The Néw York Times editorial board gave its opinion of what the next mayor must do about education, and its opinion is woefully uninformed by contact with the real world of students, teachers, principals, and parents.

Bear in mind that only 22% of NYC voters want more of the Bloomberg school reform style.

The Times thinks he might have listened a bit more to parents, although it was a central tenet of the mayor’s rule never to listen to parents.

The Times looks forward to the installation of the new, harder, more rigorous Common Core, while acknowledging that most students now are not graduating “college ready.” No need to explain or even consider how more students will succeed as tests get harder.

The Times notes the mayor’s rush to close down many schools, and thinks most of those schools deserved to die. It brazenly compares the low graduation rate at a school marked for closure, from which students and teachers have fled, to a brand-new, well-resourced small school.

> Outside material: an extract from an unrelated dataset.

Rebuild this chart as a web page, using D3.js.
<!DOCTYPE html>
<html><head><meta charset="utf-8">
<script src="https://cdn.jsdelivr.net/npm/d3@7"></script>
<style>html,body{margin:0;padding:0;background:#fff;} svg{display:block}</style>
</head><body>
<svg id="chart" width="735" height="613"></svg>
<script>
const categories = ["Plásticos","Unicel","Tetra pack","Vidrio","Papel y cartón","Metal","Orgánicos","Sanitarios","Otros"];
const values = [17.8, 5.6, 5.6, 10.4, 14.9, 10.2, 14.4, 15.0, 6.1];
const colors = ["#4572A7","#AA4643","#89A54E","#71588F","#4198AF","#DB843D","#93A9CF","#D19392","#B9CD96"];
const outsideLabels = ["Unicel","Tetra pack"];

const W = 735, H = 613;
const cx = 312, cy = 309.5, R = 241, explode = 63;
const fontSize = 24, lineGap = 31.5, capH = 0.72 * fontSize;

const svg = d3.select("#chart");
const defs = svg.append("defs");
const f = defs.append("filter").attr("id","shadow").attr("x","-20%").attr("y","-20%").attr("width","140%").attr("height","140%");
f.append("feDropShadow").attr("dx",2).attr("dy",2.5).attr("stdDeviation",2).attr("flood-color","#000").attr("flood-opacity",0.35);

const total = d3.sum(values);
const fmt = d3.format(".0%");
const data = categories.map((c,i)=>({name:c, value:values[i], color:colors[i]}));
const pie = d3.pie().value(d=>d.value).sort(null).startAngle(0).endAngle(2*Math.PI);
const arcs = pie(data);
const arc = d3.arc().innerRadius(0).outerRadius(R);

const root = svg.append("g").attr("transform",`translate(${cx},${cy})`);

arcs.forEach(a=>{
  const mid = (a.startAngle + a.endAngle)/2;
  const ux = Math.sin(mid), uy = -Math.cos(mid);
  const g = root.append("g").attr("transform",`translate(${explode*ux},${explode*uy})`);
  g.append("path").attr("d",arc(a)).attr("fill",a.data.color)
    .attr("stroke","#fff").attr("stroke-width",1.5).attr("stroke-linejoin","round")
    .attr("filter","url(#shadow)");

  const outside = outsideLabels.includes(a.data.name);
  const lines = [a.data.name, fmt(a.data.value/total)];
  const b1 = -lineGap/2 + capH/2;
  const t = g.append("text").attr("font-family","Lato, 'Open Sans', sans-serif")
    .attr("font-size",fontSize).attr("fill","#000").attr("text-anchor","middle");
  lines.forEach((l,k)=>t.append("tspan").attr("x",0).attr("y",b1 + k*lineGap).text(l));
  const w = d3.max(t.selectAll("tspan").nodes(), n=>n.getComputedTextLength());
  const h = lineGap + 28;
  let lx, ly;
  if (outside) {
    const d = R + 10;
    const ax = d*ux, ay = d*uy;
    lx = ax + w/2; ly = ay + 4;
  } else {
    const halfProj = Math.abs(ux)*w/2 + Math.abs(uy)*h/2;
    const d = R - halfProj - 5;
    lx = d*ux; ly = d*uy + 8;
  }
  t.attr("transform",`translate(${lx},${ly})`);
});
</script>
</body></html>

The Times notes the controversy over co-location of charters into public schools, which some call “education apartheid,” and the Times thinks this is a problem only in a few “extreme” cases. The Times gives no thought to the consequence of having two public-funded school systems, one of which is free to kick out slow learners and behavioral problems while excluding children with high needs.

The best thing about the editorial is the comments that follow, most of which attempt to inject a smidgen of reality into the Times’ world.